Set the data down again, exactly as it reads, but without the pictures.

— Start of Recorded data —

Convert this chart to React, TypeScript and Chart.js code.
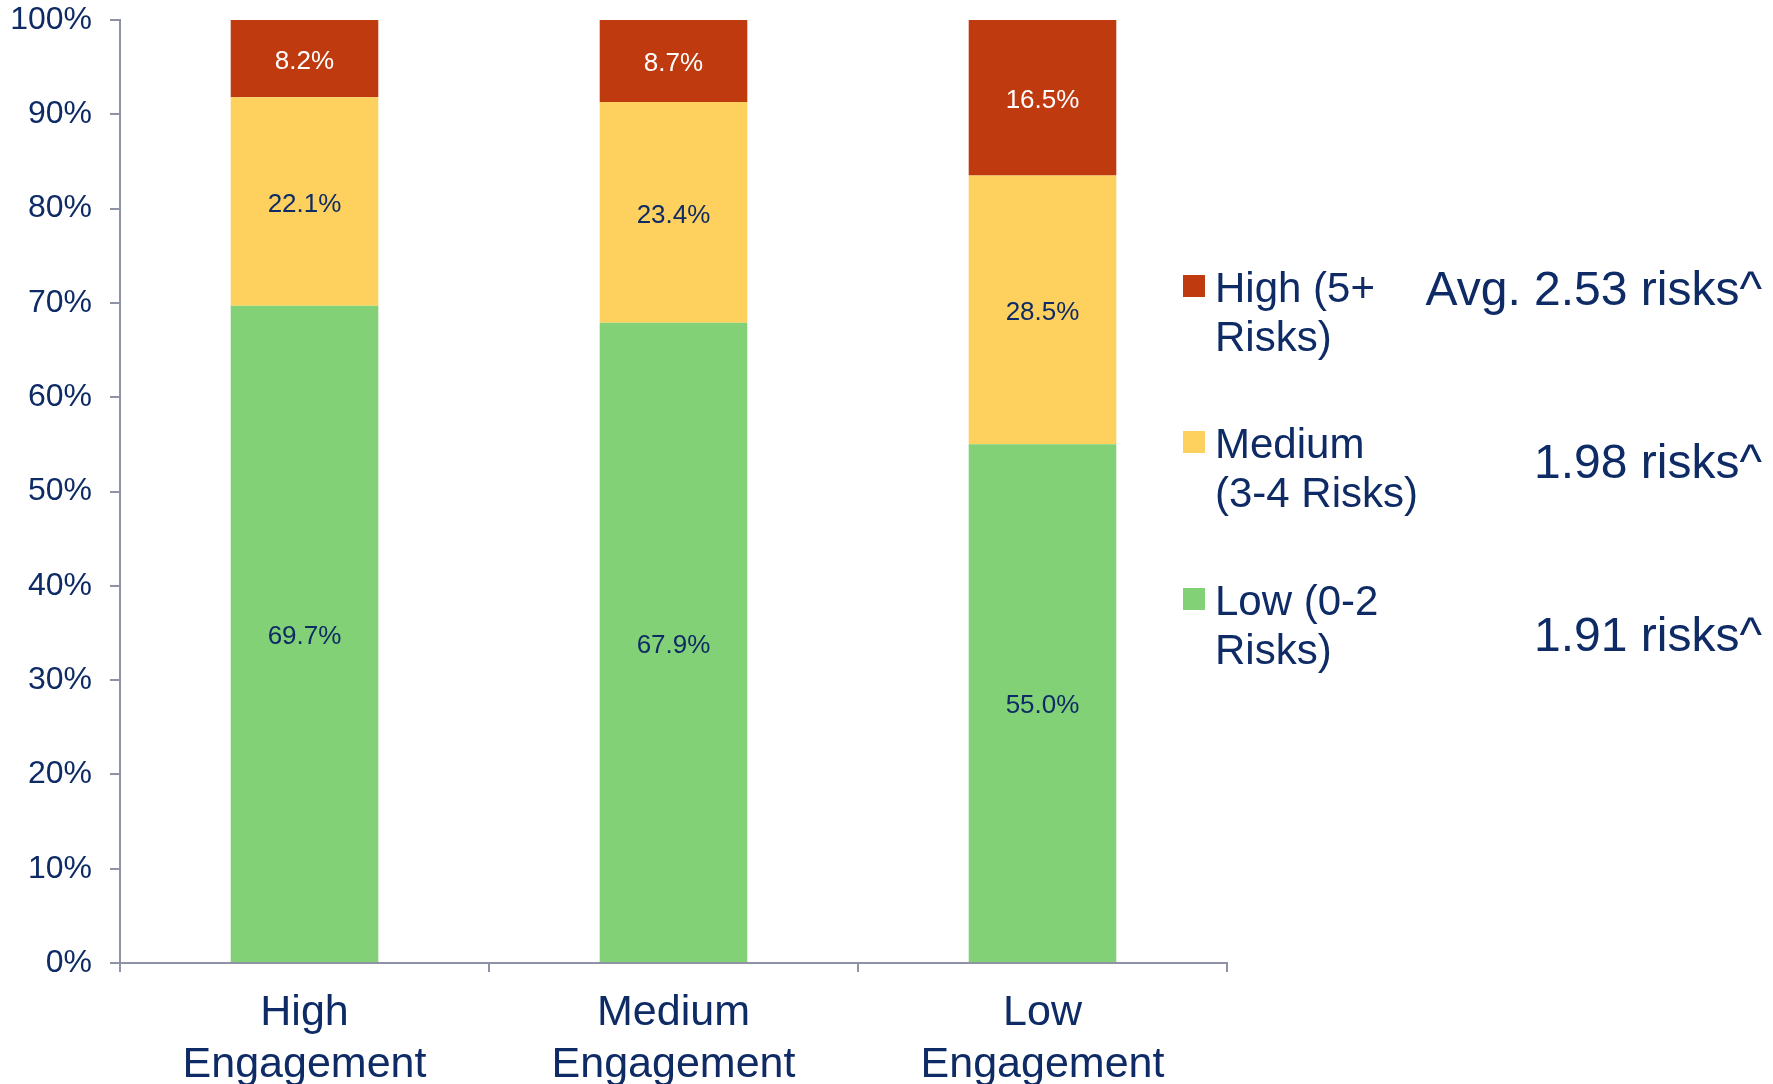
import React, { useEffect, useRef } from "react";
import { Chart, registerables } from "chart.js";

Chart.register(...registerables);

// Engagement groups along the x axis
const categories: string[][] = [
  ["High", "Engagement"],
  ["Medium", "Engagement"],
  ["Low", "Engagement"],
];

// Share of people in each risk band (%)
const lowRisk = [69.7, 67.9, 55.0];
const mediumRisk = [22.1, 23.4, 28.5];
const highRisk = [8.2, 8.7, 16.5];

// Legend text, top to bottom (High, Medium, Low)
const legendLabels: string[][] = [
  ["High (5+", "Risks)"],
  ["Medium", "(3-4 Risks)"],
  ["Low (0-2", "Risks)"],
];

// Average number of risks per band
const avgLabels = ["Avg. 2.53 risks^", "1.98 risks^", "1.91 risks^"];

const yTicks = [0, 10, 20, 30, 40, 50, 60, 70, 80, 90, 100];

const NAVY = "#0E2B66";
const AXIS = "#8D93A5";
const FONT = "'Liberation Sans', Arial, Helvetica, sans-serif";
const COLORS = { low: "#82D177", medium: "#FED05D", high: "#C03A10" };

const overlayPlugin = {
  id: "overlay",
  afterDatasetsDraw(chart: any) {
    const ctx = chart.ctx;
    ctx.save();
    // value labels centred in each segment
    ctx.font = `26px ${FONT}`;
    ctx.textAlign = "center";
    ctx.textBaseline = "middle";
    chart.data.datasets.forEach((ds: any, di: number) => {
      const meta = chart.getDatasetMeta(di);
      meta.data.forEach((bar: any, i: number) => {
        const v = ds.data[i];
        const { x, y, base } = bar.getProps(["x", "y", "base"], true);
        ctx.fillStyle = ds.labelColor;
        ctx.fillText(v.toFixed(1) + "%", x, (y + base) / 2 + 3);
      });
    });

    // legend (drawn top to bottom: High, Medium, Low)
    const order = [2, 1, 0];
    const boxY = [286, 442, 599];
    const textY = [290, 446, 603];
    const avgY = [292, 465, 638];
    order.forEach((di, r) => {
      const ds = chart.data.datasets[di];
      ctx.fillStyle = ds.backgroundColor;
      ctx.fillRect(1183, boxY[r] - 11, 22, 22);
      ctx.fillStyle = NAVY;
      ctx.font = `42px ${FONT}`;
      ctx.textAlign = "left";
      ctx.textBaseline = "middle";
      legendLabels[r].forEach((line, li) => {
        ctx.fillText(line, 1215, textY[r] + li * 49);
      });
      ctx.font = `48px ${FONT}`;
      ctx.textAlign = "right";
      ctx.fillText(avgLabels[r], 1762, avgY[r]);
    });
    ctx.restore();
  },
};

export default function App() {
  const ref = useRef<HTMLCanvasElement>(null);

  useEffect(() => {
    if (!ref.current) return;
    const chart = new Chart(ref.current, {
      type: "bar",
      data: {
        labels: categories,
        datasets: [
          { label: "Low (0-2 Risks)", data: lowRisk, backgroundColor: COLORS.low, labelColor: NAVY } as any,
          { label: "Medium (3-4 Risks)", data: mediumRisk, backgroundColor: COLORS.medium, labelColor: NAVY } as any,
          { label: "High (5+ Risks)", data: highRisk, backgroundColor: COLORS.high, labelColor: "#FFFFFF" } as any,
        ],
      },
      options: {
        responsive: false,
        animation: false,
        layout: { padding: { top: 20, right: 546, bottom: 0, left: 0 } },
        datasets: { bar: { barPercentage: 0.4, categoryPercentage: 1, borderWidth: 0 } },
        plugins: { legend: { display: false }, tooltip: { enabled: false } },
        scales: {
          x: {
            stacked: true,
            grid: { drawOnChartArea: false, drawTicks: true, tickLength: 9, color: AXIS, lineWidth: 2 },
            border: { color: AXIS, width: 2 },
            ticks: { color: NAVY, font: { family: FONT, size: 43, lineHeight: 1.21 }, padding: 15, maxRotation: 0 },
            afterFit: (axis: any) => { axis.height = 121; },
          },
          y: {
            stacked: true,
            min: 0,
            max: 100,
            afterBuildTicks: (axis: any) => { axis.ticks = yTicks.map((v) => ({ value: v })); },
            grid: { drawOnChartArea: false, drawTicks: true, tickLength: 10, color: AXIS, lineWidth: 2 },
            border: { color: AXIS, width: 2 },
            ticks: { color: NAVY, font: { family: FONT, size: 32 }, padding: 18, callback: (v: any) => v + "%" },
            afterFit: (axis: any) => {
              axis.width = 120;
              axis.paddingTop = 0;
              axis.paddingBottom = 0;
            },
          },
        },
      },
      plugins: [overlayPlugin],
    });
    return () => chart.destroy();
  }, []);

  return (
    <div style={{ position: "fixed", left: 0, top: 0, width: 1773, height: 1084, background: "#fff" }}>
      <canvas ref={ref} width={1773} height={1084} />
    </div>
  );
}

— End of Recorded data —

= Output for this exercise =
Convert this chart to React, TypeScript and Chart.js code.
import React, { useEffect, useRef } from "react";
import { Chart, registerables } from "chart.js";

Chart.register(...registerables);

// Engagement groups along the x axis
const categories: string[][] = [
  ["High", "Engagement"],
  ["Medium", "Engagement"],
  ["Low", "Engagement"],
];

// Share of people in each risk band (%)
const lowRisk = [69.7, 67.9, 55.0];
const mediumRisk = [22.1, 23.4, 28.5];
const highRisk = [8.2, 8.7, 16.5];

// Legend text, top to bottom (High, Medium, Low)
const legendLabels: string[][] = [
  ["High (5+", "Risks)"],
  ["Medium", "(3-4 Risks)"],
  ["Low (0-2", "Risks)"],
];

// Average number of risks per band
const avgLabels = ["Avg. 2.53 risks^", "1.98 risks^", "1.91 risks^"];

const yTicks = [0, 10, 20, 30, 40, 50, 60, 70, 80, 90, 100];

const NAVY = "#0E2B66";
const AXIS = "#8D93A5";
const FONT = "'Liberation Sans', Arial, Helvetica, sans-serif";
const COLORS = { low: "#82D177", medium: "#FED05D", high: "#C03A10" };

const overlayPlugin = {
  id: "overlay",
  afterDatasetsDraw(chart: any) {
    const ctx = chart.ctx;
    ctx.save();
    // value labels centred in each segment
    ctx.font = `26px ${FONT}`;
    ctx.textAlign = "center";
    ctx.textBaseline = "middle";
    chart.data.datasets.forEach((ds: any, di: number) => {
      const meta = chart.getDatasetMeta(di);
      meta.data.forEach((bar: any, i: number) => {
        const v = ds.data[i];
        const { x, y, base } = bar.getProps(["x", "y", "base"], true);
        ctx.fillStyle = ds.labelColor;
        ctx.fillText(v.toFixed(1) + "%", x, (y + base) / 2 + 3);
      });
    });

    // legend (drawn top to bottom: High, Medium, Low)
    const order = [2, 1, 0];
    const boxY = [286, 442, 599];
    const textY = [290, 446, 603];
    const avgY = [292, 465, 638];
    order.forEach((di, r) => {
      const ds = chart.data.datasets[di];
      ctx.fillStyle = ds.backgroundColor;
      ctx.fillRect(1183, boxY[r] - 11, 22, 22);
      ctx.fillStyle = NAVY;
      ctx.font = `42px ${FONT}`;
      ctx.textAlign = "left";
      ctx.textBaseline = "middle";
      legendLabels[r].forEach((line, li) => {
        ctx.fillText(line, 1215, textY[r] + li * 49);
      });
      ctx.font = `48px ${FONT}`;
      ctx.textAlign = "right";
      ctx.fillText(avgLabels[r], 1762, avgY[r]);
    });
    ctx.restore();
  },
};

export default function App() {
  const ref = useRef<HTMLCanvasElement>(null);

  useEffect(() => {
    if (!ref.current) return;
    const chart = new Chart(ref.current, {
      type: "bar",
      data: {
        labels: categories,
        datasets: [
          { label: "Low (0-2 Risks)", data: lowRisk, backgroundColor: COLORS.low, labelColor: NAVY } as any,
          { label: "Medium (3-4 Risks)", data: mediumRisk, backgroundColor: COLORS.medium, labelColor: NAVY } as any,
          { label: "High (5+ Risks)", data: highRisk, backgroundColor: COLORS.high, labelColor: "#FFFFFF" } as any,
        ],
      },
      options: {
        responsive: false,
        animation: false,
        layout: { padding: { top: 20, right: 546, bottom: 0, left: 0 } },
        datasets: { bar: { barPercentage: 0.4, categoryPercentage: 1, borderWidth: 0 } },
        plugins: { legend: { display: false }, tooltip: { enabled: false } },
        scales: {
          x: {
            stacked: true,
            grid: { drawOnChartArea: false, drawTicks: true, tickLength: 9, color: AXIS, lineWidth: 2 },
            border: { color: AXIS, width: 2 },
            ticks: { color: NAVY, font: { family: FONT, size: 43, lineHeight: 1.21 }, padding: 15, maxRotation: 0 },
            afterFit: (axis: any) => { axis.height = 121; },
          },
          y: {
            stacked: true,
            min: 0,
            max: 100,
            afterBuildTicks: (axis: any) => { axis.ticks = yTicks.map((v) => ({ value: v })); },
            grid: { drawOnChartArea: false, drawTicks: true, tickLength: 10, color: AXIS, lineWidth: 2 },
            border: { color: AXIS, width: 2 },
            ticks: { color: NAVY, font: { family: FONT, size: 32 }, padding: 18, callback: (v: any) => v + "%" },
            afterFit: (axis: any) => {
              axis.width = 120;
              axis.paddingTop = 0;
              axis.paddingBottom = 0;
            },
          },
        },
      },
      plugins: [overlayPlugin],
    });
    return () => chart.destroy();
  }, []);

  return (
    <div style={{ position: "fixed", left: 0, top: 0, width: 1773, height: 1084, background: "#fff" }}>
      <canvas ref={ref} width={1773} height={1084} />
    </div>
  );
}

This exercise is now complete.